TOKYO — The U.S. women's 3-on-3 team beat out the team from Russia to win the first-ever gold medal in the dizzyingly fast sport at the Olympics.

They took an early lead against the Russians and maintained it the entire game, with a final score of 18-15.


Stefanie Dolson, who is 6'5 and plays for the Chicago Sky, led the team in scoring with seven points.

"It is incredible," Dolson said after the game. "Basketball runs deep in the USA and to pull this off and win gold is incredible."

The action in this sport unfolds over just 10 minutes — or the first to 21 points if that happens more quickly — and play stops much less frequently than traditional basketball. It's also a lot rougher.

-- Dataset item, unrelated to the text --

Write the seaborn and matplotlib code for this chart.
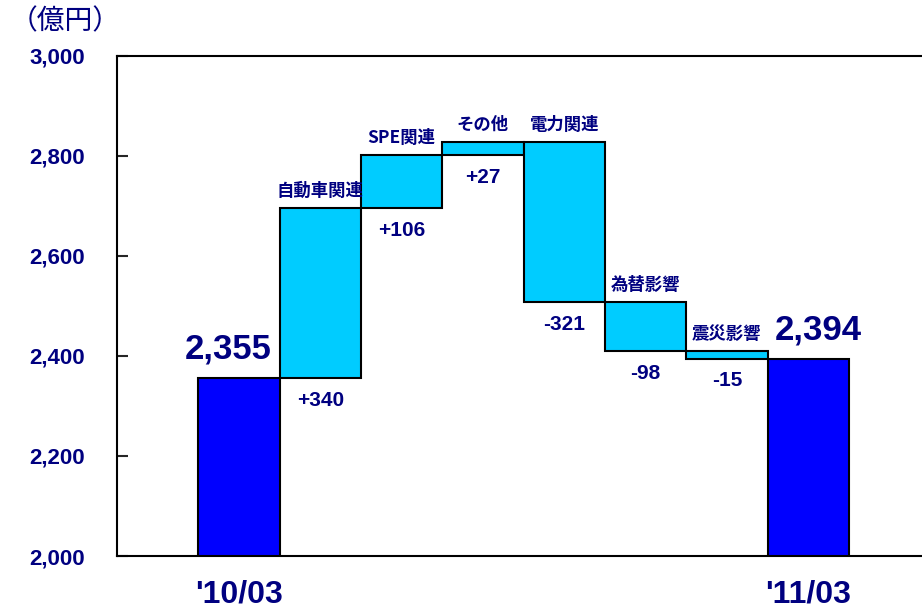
import matplotlib
matplotlib.use('Agg')
import matplotlib.pyplot as plt
import seaborn as sns
import pandas as pd

# categories in drawing order
order = ['10/03', '自動車関連', 'SPE関連', 'その他', '電力関連', '為替影響', '震災影響', '11/03']
tick_labels = ["'10/03", "'11/03"]

start_total = 2355
end_total = 2394
deltas = [340, 106, 27, -321, -98, -15]
delta_names = order[1:-1]

# running totals for the floating bars
levels = [start_total]
for d in deltas:
    levels.append(levels[-1] + d)

df_tot = pd.DataFrame({'name': [order[0], order[-1]], 'value': [start_total, end_total]})
df_delta = pd.DataFrame({
    'name': delta_names,
    'bottom': [min(a, b) for a, b in zip(levels[:-1], levels[1:])],
    'height': [abs(d) for d in deltas],
    'top': [max(a, b) for a, b in zip(levels[:-1], levels[1:])],
})

navy = '#000080'
sns.set_theme(style='white')
plt.rcParams['font.family'] = ['Liberation Sans', 'Noto Sans CJK JP', 'DejaVu Sans']

fig = plt.figure(figsize=(9.22, 6.11), dpi=100)
ax = fig.add_axes([0.127, 0.09, 0.873, 0.8185])

sns.barplot(data=df_tot, x='name', y='value', order=order, color='#0000FF',
            saturation=1, edgecolor='black', linewidth=1.5, width=1.0,
            errorbar=None, ax=ax)
sns.barplot(data=df_delta, x='name', y='height', order=order, color='#00CCFF',
            saturation=1, edgecolor='black', linewidth=1.5, width=1.0,
            errorbar=None, bottom=df_delta['bottom'].values, ax=ax)

ax.set_ylim(2000, 3000)
ax.set_xlim(-1.5, 8.4)
ax.set_yticks(range(2000, 3001, 200))
ax.set_yticklabels([f'{v:,}' for v in range(2000, 3001, 200)])
ax.set_xticks([0, len(order) - 1])
ax.set_xticklabels(tick_labels)
ax.set_xlabel('')
ax.set_ylabel('')

ax.tick_params(axis='y', direction='in', length=8, width=1.5, left=True, pad=23,
               labelsize=16, labelcolor=navy)
for t in ax.get_yticklabels():
    t.set_fontweight('bold')
ax.tick_params(axis='x', length=0, pad=17, labelsize=23, labelcolor=navy)
for t in ax.get_xticklabels():
    t.set_fontweight('bold')

for side in ['top', 'left', 'bottom']:
    ax.spines[side].set_visible(True)
    ax.spines[side].set_color('black')
    ax.spines[side].set_linewidth(1.5)
ax.spines['right'].set_visible(False)

# labels on the floating bars
for i, row in df_delta.iterrows():
    x = i + 1
    ax.annotate(row['name'], (x, row['top']), xytext=(0, 6), textcoords='offset points',
                ha='center', va='bottom', fontsize=12.5, fontweight='bold', color=navy,
                family=['Noto Sans CJK JP', 'DejaVu Sans'])
    ax.annotate(f'{deltas[i]:+d}', (x, row['bottom']), xytext=(0, -9), textcoords='offset points',
                ha='center', va='top', fontsize=15, fontweight='bold', color=navy)

# totals
ax.annotate(f'{start_total:,}', (0, start_total), xytext=(-8, 9), textcoords='offset points',
            ha='center', va='bottom', fontsize=25, fontweight='bold', color=navy)
ax.annotate(f'{end_total:,}', (len(order) - 1, end_total), xytext=(7, 9), textcoords='offset points',
            ha='center', va='bottom', fontsize=25, fontweight='bold', color=navy)

fig.text(0.01, 0.965, '（億円）', fontsize=20, color=navy, ha='left', va='center',
         family=['Noto Sans CJK JP', 'DejaVu Sans'])

fig.savefig('out.png', dpi=100)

"The hardest part is playing with the pace and playing so physical," Kelsey Plum of the Las Vegas Aces said ahead of Wednesday's games. "You are getting held and grabbed and pushed every single play and so the freedom of movement is not the same."

Both teams go for the same basket on a small court. There are four players on each side, and teams shuffle the three actively playing every minute or so.

The U.S. women secured their spot in the final earlier on Wednesday in a tight game against France, with six points each from Plum and Allisha Gray, who is a guard in the WNBA for the Dallas Wings.

If the Olympics had not been postponed, Plum, 26, would not have been able to play.